■ Requirements
Begin with the first line and repeat exactly through the line containing "const toeY = [0];"; leave every image out.

■ Data provided
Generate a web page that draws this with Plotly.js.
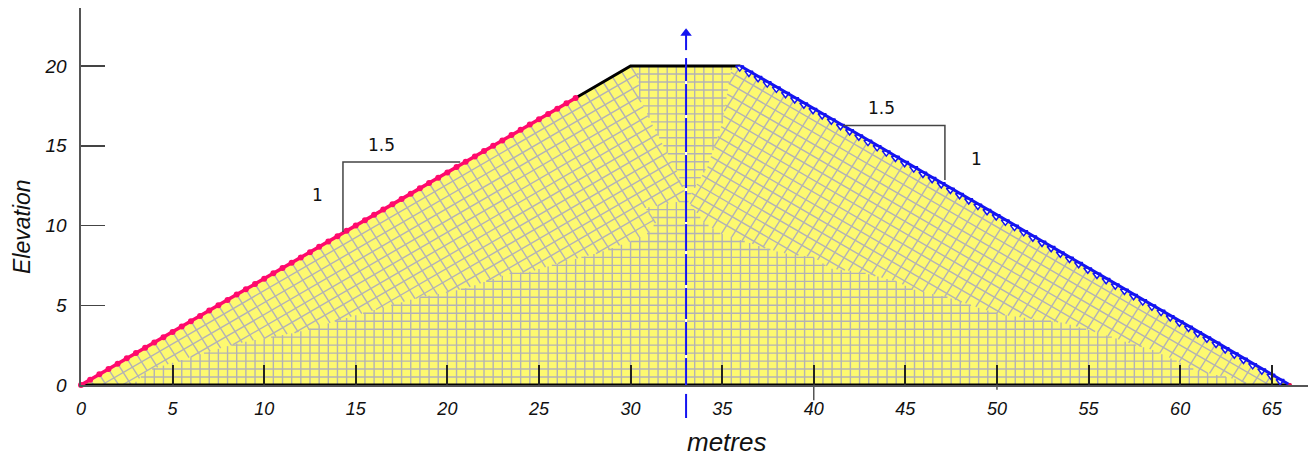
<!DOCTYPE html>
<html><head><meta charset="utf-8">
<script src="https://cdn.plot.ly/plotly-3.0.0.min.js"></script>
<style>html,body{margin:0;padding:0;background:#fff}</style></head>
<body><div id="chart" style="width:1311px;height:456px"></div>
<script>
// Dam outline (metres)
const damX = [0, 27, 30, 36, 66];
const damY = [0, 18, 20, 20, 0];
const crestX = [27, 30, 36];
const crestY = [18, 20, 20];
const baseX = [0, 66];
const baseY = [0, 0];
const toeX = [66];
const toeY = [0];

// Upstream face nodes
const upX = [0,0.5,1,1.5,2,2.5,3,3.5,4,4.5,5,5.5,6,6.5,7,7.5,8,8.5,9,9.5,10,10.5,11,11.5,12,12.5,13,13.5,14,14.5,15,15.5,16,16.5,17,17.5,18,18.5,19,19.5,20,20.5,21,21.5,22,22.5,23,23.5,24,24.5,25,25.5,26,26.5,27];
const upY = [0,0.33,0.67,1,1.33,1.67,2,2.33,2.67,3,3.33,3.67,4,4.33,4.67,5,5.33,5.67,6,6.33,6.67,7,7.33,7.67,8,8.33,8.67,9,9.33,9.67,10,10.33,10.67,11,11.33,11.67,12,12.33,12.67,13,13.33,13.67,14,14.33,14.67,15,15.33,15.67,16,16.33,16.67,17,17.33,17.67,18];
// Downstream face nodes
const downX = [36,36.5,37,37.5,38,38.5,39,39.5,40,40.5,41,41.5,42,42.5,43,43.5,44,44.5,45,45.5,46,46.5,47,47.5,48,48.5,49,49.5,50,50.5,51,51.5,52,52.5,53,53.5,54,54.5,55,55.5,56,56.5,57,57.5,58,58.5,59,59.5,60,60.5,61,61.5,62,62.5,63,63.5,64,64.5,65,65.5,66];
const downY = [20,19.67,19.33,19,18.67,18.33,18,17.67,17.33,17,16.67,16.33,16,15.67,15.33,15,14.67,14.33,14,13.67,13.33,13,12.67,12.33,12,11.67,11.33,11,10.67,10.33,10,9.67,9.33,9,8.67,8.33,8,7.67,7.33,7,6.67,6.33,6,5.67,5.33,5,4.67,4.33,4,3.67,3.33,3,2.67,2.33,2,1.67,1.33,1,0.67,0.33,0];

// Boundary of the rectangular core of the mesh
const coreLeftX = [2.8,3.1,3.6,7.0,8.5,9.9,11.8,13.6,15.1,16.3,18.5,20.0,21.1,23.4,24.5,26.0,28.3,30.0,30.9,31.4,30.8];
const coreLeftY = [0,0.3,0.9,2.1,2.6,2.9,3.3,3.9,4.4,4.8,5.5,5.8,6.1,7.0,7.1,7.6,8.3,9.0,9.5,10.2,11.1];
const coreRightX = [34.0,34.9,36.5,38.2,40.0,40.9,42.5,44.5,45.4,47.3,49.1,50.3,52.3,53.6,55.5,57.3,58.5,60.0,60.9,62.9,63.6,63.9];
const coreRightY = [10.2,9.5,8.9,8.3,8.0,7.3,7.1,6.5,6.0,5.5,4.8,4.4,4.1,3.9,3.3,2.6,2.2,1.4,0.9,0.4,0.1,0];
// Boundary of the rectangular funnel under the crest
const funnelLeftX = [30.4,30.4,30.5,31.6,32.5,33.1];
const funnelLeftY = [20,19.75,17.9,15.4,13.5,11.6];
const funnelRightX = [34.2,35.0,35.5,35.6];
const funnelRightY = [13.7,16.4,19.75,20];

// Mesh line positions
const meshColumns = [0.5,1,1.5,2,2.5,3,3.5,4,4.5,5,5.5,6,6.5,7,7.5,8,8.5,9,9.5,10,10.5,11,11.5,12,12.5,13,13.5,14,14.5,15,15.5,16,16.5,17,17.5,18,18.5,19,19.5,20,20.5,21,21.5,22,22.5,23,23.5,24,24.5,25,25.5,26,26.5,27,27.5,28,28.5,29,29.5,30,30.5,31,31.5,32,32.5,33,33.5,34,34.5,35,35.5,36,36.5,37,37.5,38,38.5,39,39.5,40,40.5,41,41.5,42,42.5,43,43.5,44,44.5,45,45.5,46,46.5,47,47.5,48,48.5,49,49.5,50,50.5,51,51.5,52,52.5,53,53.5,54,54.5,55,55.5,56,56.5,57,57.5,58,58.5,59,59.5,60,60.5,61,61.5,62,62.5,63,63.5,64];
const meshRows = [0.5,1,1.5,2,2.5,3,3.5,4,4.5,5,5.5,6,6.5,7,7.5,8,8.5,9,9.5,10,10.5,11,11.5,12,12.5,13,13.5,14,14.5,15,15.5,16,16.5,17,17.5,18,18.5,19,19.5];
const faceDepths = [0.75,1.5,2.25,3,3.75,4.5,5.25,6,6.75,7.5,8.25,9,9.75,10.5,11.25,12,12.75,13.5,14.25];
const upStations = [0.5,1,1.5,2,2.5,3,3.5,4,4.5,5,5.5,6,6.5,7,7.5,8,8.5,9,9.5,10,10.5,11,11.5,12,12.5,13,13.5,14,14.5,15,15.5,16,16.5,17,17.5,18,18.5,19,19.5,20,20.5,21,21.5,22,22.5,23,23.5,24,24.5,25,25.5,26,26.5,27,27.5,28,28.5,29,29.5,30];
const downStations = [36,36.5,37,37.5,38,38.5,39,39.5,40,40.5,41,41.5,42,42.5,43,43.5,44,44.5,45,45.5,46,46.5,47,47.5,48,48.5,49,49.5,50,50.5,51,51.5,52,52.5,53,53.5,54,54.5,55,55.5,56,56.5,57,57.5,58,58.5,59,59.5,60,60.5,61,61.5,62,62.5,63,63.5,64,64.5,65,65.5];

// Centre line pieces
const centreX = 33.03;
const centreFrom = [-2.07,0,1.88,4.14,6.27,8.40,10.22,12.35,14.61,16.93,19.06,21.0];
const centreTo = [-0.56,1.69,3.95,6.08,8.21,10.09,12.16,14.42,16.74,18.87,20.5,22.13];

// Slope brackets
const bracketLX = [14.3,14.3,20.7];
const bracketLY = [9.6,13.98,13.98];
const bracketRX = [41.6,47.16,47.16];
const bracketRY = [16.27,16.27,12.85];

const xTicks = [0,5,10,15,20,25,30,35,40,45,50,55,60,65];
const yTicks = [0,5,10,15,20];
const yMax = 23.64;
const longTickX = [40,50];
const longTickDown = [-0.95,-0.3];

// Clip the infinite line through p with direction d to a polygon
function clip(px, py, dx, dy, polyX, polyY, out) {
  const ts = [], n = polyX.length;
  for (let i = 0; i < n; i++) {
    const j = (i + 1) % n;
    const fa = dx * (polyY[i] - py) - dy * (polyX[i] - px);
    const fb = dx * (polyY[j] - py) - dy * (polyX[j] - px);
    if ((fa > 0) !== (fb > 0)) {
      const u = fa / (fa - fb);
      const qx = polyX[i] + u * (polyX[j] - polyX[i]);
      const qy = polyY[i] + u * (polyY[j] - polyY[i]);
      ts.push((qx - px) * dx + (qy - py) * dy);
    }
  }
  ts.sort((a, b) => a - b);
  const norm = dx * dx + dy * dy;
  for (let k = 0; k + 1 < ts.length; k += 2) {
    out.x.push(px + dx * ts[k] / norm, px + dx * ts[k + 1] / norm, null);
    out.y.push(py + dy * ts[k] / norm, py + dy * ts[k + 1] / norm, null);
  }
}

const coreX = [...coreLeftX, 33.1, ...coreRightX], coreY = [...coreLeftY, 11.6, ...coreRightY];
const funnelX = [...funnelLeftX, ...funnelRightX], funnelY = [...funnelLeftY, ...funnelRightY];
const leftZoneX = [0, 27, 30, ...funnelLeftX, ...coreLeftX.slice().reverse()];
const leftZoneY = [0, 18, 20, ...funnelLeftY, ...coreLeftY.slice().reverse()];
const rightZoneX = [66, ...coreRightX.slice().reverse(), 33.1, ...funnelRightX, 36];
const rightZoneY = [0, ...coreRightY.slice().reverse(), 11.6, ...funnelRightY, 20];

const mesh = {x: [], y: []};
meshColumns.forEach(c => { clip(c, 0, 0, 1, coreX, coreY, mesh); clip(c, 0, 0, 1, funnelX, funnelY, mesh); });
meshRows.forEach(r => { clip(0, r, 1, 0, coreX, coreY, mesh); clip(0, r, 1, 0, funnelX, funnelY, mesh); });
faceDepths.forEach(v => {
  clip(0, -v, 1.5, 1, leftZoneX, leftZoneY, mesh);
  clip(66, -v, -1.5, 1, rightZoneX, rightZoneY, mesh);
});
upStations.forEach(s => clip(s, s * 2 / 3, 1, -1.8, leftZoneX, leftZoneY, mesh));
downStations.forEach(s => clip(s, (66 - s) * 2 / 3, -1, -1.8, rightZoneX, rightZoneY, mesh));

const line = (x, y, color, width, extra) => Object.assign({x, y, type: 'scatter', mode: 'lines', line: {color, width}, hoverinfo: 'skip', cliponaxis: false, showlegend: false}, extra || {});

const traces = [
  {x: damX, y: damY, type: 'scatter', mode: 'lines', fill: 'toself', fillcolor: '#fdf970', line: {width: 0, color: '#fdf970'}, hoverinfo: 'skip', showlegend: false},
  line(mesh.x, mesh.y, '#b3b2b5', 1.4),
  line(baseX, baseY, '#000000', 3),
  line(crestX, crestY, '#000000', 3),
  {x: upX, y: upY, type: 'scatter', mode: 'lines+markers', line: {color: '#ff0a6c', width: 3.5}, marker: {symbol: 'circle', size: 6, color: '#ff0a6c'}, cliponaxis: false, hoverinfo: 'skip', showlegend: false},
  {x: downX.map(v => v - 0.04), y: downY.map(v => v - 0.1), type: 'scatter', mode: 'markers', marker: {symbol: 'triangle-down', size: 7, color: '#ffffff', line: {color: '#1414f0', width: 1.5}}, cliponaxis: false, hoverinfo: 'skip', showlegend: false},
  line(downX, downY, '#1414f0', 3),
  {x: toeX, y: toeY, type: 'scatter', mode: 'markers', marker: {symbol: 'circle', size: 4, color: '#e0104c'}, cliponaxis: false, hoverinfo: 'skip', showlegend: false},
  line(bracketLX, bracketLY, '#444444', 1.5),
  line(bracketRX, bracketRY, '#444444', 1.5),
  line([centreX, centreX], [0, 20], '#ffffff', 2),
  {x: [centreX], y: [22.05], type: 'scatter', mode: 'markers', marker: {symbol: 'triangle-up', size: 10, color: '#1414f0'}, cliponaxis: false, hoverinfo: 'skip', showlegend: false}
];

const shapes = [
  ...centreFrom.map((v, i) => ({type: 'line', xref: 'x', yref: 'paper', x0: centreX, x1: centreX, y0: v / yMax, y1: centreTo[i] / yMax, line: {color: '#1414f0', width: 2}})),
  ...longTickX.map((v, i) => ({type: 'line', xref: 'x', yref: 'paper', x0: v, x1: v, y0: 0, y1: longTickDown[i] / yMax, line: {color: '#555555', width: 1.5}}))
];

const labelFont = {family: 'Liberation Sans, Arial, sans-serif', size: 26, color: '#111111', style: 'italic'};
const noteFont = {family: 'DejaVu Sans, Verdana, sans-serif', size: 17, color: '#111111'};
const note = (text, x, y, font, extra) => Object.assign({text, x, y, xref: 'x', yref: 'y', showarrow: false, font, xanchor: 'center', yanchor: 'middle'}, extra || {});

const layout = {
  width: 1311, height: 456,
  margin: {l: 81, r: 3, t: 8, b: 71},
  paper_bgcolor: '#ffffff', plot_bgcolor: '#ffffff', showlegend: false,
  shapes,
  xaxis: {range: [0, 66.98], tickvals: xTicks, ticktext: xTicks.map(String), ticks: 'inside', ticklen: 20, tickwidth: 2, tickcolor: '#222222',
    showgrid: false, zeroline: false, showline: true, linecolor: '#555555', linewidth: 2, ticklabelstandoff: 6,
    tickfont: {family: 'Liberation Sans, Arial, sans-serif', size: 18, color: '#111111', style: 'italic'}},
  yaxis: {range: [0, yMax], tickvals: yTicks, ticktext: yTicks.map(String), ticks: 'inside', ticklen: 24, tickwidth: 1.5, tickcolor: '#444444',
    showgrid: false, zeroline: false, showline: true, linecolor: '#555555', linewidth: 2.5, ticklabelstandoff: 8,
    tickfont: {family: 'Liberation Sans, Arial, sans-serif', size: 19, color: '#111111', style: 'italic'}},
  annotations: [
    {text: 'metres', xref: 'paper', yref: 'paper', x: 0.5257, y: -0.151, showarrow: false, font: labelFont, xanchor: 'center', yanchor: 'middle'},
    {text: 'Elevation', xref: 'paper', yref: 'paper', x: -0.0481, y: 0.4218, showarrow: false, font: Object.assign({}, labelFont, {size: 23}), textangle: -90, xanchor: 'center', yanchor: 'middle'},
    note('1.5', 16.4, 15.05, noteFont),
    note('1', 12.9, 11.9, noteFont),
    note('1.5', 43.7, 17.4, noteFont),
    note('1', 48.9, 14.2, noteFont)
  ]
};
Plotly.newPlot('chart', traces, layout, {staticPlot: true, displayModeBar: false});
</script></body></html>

■ Result of this exercise
Generate a web page that draws this with Plotly.js.
<!DOCTYPE html>
<html><head><meta charset="utf-8">
<script src="https://cdn.plot.ly/plotly-3.0.0.min.js"></script>
<style>html,body{margin:0;padding:0;background:#fff}</style></head>
<body><div id="chart" style="width:1311px;height:456px"></div>
<script>
// Dam outline (metres)
const damX = [0, 27, 30, 36, 66];
const damY = [0, 18, 20, 20, 0];
const crestX = [27, 30, 36];
const crestY = [18, 20, 20];
const baseX = [0, 66];
const baseY = [0, 0];
const toeX = [66];
const toeY = [0];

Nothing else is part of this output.